(Collected data entries)
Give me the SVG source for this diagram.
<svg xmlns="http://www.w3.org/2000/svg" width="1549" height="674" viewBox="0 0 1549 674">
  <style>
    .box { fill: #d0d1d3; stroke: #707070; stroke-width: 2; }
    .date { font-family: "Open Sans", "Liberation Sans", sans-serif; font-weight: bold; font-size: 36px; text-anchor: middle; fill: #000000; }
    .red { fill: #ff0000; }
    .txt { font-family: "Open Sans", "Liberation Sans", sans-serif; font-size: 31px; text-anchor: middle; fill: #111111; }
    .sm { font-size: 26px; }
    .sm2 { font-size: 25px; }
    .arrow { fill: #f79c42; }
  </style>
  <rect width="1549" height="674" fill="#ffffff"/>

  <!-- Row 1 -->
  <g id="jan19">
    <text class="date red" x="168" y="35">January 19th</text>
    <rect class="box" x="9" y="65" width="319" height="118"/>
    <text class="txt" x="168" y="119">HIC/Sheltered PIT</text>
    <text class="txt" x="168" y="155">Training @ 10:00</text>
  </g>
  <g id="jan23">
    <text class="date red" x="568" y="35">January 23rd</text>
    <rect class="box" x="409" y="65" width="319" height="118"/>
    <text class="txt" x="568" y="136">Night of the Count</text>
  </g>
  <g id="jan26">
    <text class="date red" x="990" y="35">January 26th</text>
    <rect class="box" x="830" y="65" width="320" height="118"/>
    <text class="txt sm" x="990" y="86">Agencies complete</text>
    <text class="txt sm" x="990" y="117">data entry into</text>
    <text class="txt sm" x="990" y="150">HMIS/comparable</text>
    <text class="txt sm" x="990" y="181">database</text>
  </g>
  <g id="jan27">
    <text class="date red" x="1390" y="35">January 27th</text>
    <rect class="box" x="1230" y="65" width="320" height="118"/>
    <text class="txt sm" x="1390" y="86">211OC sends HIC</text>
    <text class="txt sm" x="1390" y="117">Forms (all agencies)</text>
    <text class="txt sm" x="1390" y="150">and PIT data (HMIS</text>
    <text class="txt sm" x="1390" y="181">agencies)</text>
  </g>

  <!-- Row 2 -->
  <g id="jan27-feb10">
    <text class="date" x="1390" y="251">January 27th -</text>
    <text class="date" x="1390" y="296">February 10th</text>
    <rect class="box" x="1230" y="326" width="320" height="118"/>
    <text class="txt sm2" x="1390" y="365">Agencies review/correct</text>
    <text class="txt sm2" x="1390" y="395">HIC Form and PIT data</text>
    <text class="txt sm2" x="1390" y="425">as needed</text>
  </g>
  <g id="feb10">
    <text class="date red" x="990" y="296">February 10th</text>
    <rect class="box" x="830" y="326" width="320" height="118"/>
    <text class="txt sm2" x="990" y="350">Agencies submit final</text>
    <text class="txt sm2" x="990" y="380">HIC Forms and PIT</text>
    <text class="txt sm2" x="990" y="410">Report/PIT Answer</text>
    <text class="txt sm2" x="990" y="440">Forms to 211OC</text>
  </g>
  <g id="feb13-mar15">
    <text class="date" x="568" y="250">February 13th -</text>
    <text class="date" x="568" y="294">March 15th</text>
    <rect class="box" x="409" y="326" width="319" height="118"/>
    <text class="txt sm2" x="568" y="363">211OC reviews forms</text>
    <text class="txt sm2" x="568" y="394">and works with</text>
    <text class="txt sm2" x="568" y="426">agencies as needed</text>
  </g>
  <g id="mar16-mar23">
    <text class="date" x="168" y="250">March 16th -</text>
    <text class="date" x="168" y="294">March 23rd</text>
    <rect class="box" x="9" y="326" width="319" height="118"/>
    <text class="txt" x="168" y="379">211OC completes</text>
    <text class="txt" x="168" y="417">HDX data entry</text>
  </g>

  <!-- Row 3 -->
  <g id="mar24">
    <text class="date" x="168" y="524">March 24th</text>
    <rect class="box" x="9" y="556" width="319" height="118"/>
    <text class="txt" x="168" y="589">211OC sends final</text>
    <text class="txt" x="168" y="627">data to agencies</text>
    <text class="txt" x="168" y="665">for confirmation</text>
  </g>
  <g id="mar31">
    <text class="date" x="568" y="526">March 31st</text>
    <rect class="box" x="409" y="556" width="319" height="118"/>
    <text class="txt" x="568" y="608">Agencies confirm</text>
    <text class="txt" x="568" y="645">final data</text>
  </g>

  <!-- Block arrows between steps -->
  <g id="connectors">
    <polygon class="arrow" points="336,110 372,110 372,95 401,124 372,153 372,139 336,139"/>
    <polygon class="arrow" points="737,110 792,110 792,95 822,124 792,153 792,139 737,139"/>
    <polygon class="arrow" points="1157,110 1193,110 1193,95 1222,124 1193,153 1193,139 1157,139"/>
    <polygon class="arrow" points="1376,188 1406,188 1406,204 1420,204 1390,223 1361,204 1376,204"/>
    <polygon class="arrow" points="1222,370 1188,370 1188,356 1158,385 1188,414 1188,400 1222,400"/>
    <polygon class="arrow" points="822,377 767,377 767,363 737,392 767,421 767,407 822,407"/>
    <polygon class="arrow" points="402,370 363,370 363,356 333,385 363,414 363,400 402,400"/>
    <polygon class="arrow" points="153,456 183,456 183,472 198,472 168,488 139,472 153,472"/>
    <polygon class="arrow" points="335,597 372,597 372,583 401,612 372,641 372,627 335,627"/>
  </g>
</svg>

--

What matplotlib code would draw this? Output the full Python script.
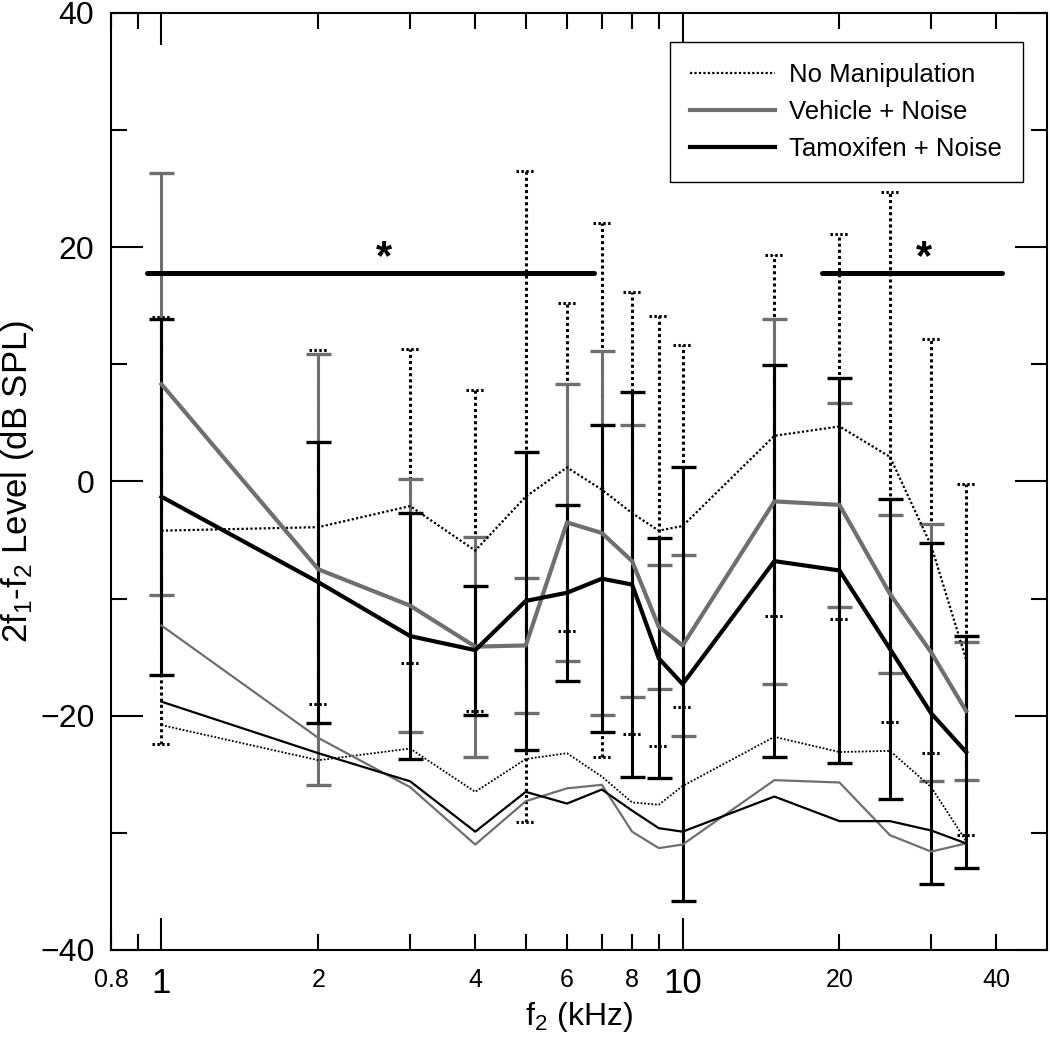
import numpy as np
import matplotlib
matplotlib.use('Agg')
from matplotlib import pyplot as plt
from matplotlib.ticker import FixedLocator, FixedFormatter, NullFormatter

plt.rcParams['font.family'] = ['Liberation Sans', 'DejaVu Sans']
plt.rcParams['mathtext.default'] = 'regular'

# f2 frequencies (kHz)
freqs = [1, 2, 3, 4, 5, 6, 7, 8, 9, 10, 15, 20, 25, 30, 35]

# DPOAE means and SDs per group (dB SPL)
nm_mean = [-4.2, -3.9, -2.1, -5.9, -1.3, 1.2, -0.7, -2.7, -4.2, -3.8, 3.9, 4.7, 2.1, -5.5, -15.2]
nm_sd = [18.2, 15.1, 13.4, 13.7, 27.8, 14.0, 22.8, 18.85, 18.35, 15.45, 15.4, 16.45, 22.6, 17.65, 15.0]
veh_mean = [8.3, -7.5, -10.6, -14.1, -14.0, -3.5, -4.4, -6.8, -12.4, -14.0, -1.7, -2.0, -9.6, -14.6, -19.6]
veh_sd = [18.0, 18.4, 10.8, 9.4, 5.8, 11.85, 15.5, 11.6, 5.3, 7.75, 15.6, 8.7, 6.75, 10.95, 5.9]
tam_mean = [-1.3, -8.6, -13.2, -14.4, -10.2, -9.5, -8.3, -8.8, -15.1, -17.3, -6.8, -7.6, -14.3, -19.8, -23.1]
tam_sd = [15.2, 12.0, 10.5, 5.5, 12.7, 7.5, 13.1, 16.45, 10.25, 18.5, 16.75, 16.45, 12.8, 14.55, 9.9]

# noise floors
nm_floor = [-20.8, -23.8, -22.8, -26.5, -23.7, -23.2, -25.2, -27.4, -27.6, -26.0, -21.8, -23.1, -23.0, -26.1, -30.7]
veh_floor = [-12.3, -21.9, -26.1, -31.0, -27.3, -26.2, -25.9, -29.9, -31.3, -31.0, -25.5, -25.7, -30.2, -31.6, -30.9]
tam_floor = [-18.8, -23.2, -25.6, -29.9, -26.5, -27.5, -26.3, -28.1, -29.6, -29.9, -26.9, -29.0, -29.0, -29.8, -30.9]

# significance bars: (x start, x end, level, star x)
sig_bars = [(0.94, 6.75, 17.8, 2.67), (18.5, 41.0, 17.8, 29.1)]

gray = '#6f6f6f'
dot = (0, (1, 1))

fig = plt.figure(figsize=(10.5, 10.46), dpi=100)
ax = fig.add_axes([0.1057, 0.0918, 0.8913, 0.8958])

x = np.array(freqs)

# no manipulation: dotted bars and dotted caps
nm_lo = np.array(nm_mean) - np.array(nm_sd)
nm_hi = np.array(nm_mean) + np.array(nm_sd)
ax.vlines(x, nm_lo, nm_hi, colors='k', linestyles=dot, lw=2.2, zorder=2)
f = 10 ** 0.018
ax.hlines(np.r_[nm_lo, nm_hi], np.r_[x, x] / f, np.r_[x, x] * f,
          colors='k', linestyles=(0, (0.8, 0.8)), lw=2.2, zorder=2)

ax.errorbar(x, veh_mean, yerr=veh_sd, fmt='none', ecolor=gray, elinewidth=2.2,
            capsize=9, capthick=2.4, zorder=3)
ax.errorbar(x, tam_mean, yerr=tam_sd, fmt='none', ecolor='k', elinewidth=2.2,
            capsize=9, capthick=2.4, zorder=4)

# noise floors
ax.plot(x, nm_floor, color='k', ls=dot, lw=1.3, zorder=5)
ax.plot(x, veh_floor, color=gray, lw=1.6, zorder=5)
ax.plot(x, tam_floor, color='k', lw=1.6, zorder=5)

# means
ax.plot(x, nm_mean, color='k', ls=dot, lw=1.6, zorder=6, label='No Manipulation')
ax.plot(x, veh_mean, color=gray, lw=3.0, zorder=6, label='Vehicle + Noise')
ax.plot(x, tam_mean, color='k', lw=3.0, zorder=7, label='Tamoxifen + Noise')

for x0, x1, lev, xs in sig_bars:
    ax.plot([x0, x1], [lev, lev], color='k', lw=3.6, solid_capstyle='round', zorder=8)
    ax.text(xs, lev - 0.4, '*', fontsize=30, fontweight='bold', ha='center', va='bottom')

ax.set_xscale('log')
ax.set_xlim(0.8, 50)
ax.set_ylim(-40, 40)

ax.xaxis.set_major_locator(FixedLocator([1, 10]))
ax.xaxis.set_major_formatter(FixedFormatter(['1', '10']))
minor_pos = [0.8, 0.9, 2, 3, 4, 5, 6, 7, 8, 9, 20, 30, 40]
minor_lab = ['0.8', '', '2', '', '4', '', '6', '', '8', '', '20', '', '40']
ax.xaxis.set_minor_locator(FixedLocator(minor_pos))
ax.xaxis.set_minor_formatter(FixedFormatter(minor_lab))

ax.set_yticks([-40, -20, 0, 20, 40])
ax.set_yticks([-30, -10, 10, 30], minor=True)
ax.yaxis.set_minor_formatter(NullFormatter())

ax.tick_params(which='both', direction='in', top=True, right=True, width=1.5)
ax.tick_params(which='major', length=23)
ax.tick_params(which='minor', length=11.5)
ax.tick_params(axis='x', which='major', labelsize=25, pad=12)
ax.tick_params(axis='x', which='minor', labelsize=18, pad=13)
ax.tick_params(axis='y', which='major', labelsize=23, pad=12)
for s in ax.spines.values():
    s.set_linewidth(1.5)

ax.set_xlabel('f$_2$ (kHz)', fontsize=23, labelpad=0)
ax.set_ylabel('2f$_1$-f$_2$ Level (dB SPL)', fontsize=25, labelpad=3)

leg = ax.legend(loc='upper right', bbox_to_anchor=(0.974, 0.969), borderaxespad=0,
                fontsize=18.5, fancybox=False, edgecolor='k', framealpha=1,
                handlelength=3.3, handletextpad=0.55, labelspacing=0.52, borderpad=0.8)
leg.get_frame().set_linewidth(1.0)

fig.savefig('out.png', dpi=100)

◆ GOAL OF THE EXERCISE ◆
Give again, exactly as written above, every line from the one holding "What matplotlib code" to the one holding "25, 30, 35]", with both ends kept and the pictures left out.

◆ EXPECTED ANSWER ◆
What matplotlib code would draw this? Output the full Python script.
import numpy as np
import matplotlib
matplotlib.use('Agg')
from matplotlib import pyplot as plt
from matplotlib.ticker import FixedLocator, FixedFormatter, NullFormatter

plt.rcParams['font.family'] = ['Liberation Sans', 'DejaVu Sans']
plt.rcParams['mathtext.default'] = 'regular'

# f2 frequencies (kHz)
freqs = [1, 2, 3, 4, 5, 6, 7, 8, 9, 10, 15, 20, 25, 30, 35]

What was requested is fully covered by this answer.